Outlook: Energies are mixed to start the morning after what was a convincing push higher in yesterday’s session. Hurricane Ian has moved through the Gulf which should allow shut-down production to resume. Roughly 157,000 bpd of crude production was offline as of yesterday due to the hurricane. While the US moves to bring production back online, OPEC+ may look to cut production when they meet next Wednesday. Reuters reported this week that Russia may propose that OPEC+ should cut production by 1 million bpd while other analysts are expected a cut between 500,000-1 million bpd. Macro influences have continued to pressure energies with The Bank of England saying they would buy as many long-dated government bonds as needed after the Sterling plummeted last week. The US dollar index is up over 300 ticks to start the morning looking to rebound after a 2,000-tick reversal lower yesterday off its highs.

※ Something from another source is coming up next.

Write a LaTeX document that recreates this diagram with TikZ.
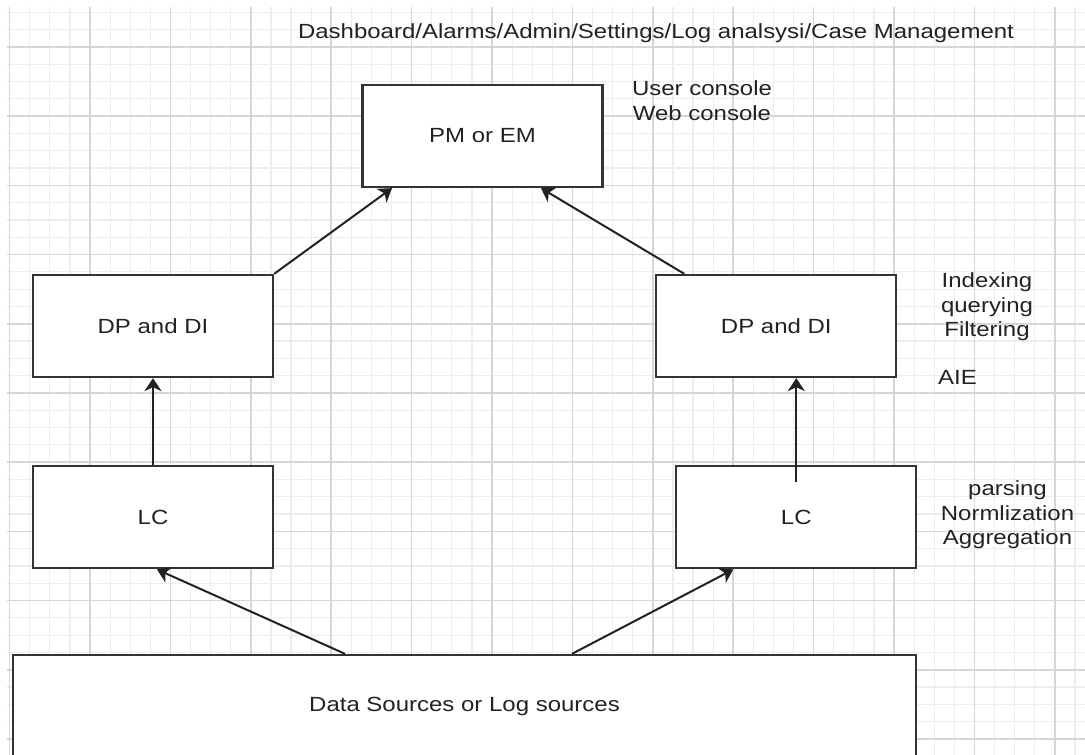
\documentclass[tikz,border=0pt]{standalone}
\usepackage{fontspec}
\setmainfont{Liberation Sans}[FakeStretch=1.17]
\usetikzlibrary{positioning, arrows.meta}
\definecolor{gridminor}{HTML}{EDEDED}
\definecolor{gridmajor}{HTML}{D6D6D6}
\definecolor{boxline}{HTML}{333333}
\definecolor{inkline}{HTML}{222222}
\definecolor{labeltext}{HTML}{222222}
\newcommand{\diagfont}{\fontsize{20.5pt}{24.5pt}\selectfont}
\tikzset{
	x=1pt, y=1pt,
	>={Stealth[length=13pt,width=17pt,inset=4pt]},
	every node/.style={font=\diagfont, text=labeltext},
	minorline/.style={draw=gridminor, line width=1.2pt},
	majorline/.style={draw=gridmajor, line width=1.5pt},
	box/.style={draw=boxline, line width=2.3pt, fill=white, minimum width=240pt, minimum height=102pt, inner sep=0pt},
	link/.style={->, draw=inkline, line width=2pt},
	note/.style={align=center, inner sep=0pt}}

\begin{document}
\begin{tikzpicture}
	\useasboundingbox (0,0) rectangle (1085,755);
	\clip (0,0) rectangle (1085,755);

	% grid
	\foreach \i in {0,...,53}
		\draw[minorline] ({9.6+20.1*\i},0) -- ({9.6+20.1*\i},748);
	\foreach \j in {0,...,42}
		\draw[minorline] (7,{742.6-17.3*\j}) -- (1085,{742.6-17.3*\j});
	\foreach \i in {0,4,...,52}
		\draw[majorline] ({9.6+20.1*\i},0) -- ({9.6+20.1*\i},748);
	\foreach \j in {2,6,...,42}
		\draw[majorline] (7,{742.6-17.3*\j}) -- (1085,{742.6-17.3*\j});

	% boxes
	\node[box] (pm) at (482.5,619) {PM or EM};
	\node[box] (dpl) at (153,429) {DP and DI};
	\node[box, right=381pt of dpl] (dpr) {DP and DI};
	\node[box, below=87pt of dpl] (lcl) {LC};
	\node[box, right=401pt of lcl] (lcr) {LC};
	\node[box, minimum width=903pt] (src) at (464.5,49) {Data Sources or Log sources};

	% arrows
	\draw[link] ([xshift=-119.5pt]src.north) -- ([xshift=4pt]lcl.south);
	\draw[link] ([xshift=107.5pt]src.north) -- ([xshift=-63pt]lcr.south);
	\draw[link] (lcl.north) -- (dpl.south);
	\draw[link] ([yshift=-17pt]lcr.north) -- (lcr.north |- dpr.south);
	\draw[link] (dpl.north east) -- ([xshift=-90.5pt]pm.south);
	\draw[link] ([xshift=-92pt]dpr.north) -- ([xshift=58.5pt]pm.south);

	% side notes
	\node[note] (menu) at (656,722) {Dashboard/Alarms/Admin/Settings/Log analsysi/Case Management};
	\node[note] (console) at (702,654.5) {User console\\Web console};
	\node[note] (dpnote) at (987,448) {Indexing\\querying\\Filtering};
	\node[note, anchor=west] (aie) at (938,378) {AIE};
	\node[note] (lcnote) at (1007.5,240) {parsing\\Normlization\\Aggregation};
\end{tikzpicture}
\end{document}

- OPEC+ has begun discussions about making an oil-output cut when it meets next week on October 5th.
- RBC said they expect OPEC+ to make a cut of between 500,000 to 1 million bpd.
- France is looking to replenish its stockpiles of diesel in the coming months ahead of winter. While unspecified, gallon amounts are expected to be in the millions.
- Roughly two-thirds of France’s refining capacity is offline or running at reduced capacity due to wage strikes.
- Hurricane Ian has been downgraded to a tropical storm as it continues its path NE through central Florida. The storm is expected to cause over $67 billion in damages.
- US crude production fell by 100,000 bpd to 12 million bpd, marking its first pullback in 6 weeks.
- The EIA reported a 215,000 build in crude stocks for last week.
- The US SPR fell by 4.6 million barrels last week.
- Crude exports were up 1.1 million bpd to 4.6 million bpd last week.
- As of 8:29 am CST: Brent crude oil up $0.70 to $90.02, US dollar index up $0.281 to 112.886 while the nearby e-mini S&P 500 futures contract is down 36.25 to 3695.00.
- The EIA reported a 2.9-million-barrel draw in diesel stocks for last week.
- US diesel demand rose by 769,000 bpd to 4.17 million bpd and roughly 100,000 bpd over 5-year seasonal averages.
- Russian Diesel-type fuel exports out of the Baltic port of Primorsk are on course for a 40% drop month-over-month.
- The EIA reported a 2.4-million-barrel draw in gasoline stocks for last week.
- US gasoline demand rose by 503,000 bpd to 8.8 million bpd which is roughly 200,000 bpd below 5-year seasonal averages.
- Conway is trading at $0.9000 and Belvieu is trading at $0.8900.
- Conway is trading at 46% of crude.
- The US is exporting 58% of production as of 9/23/22.
- The EIA reported a 1.6-million-barrel build in propane stocks for last week.
- Midwest inventories rose by 796,000 barrels but remain at 5-year seasonal lows.
- Total US gas demand decreased to 89.5 Bcf/d yesterday.
- Total dry production increased to 96.5 Bcf/d.
- Overnight weather runs added 11 HDDs through the two-week forecast.
- Another leak on the Nord Stream 1 and 2 has been found, increasing the total number of ruptures to four.
- Reuters is projection a 94 Bcf injection into storage last week.
- The 5-year average injection is 77 Bcf.
Continuous ULSD: The prompt ULSD contract is testing its 200-day moving average today after its rally higher in yesterday’s session. The October contract is set to expire tomorrow with over a 10-cent inverse to the November contract. The diesel market is poised to be well supported with harvest underway and winter following closely behind.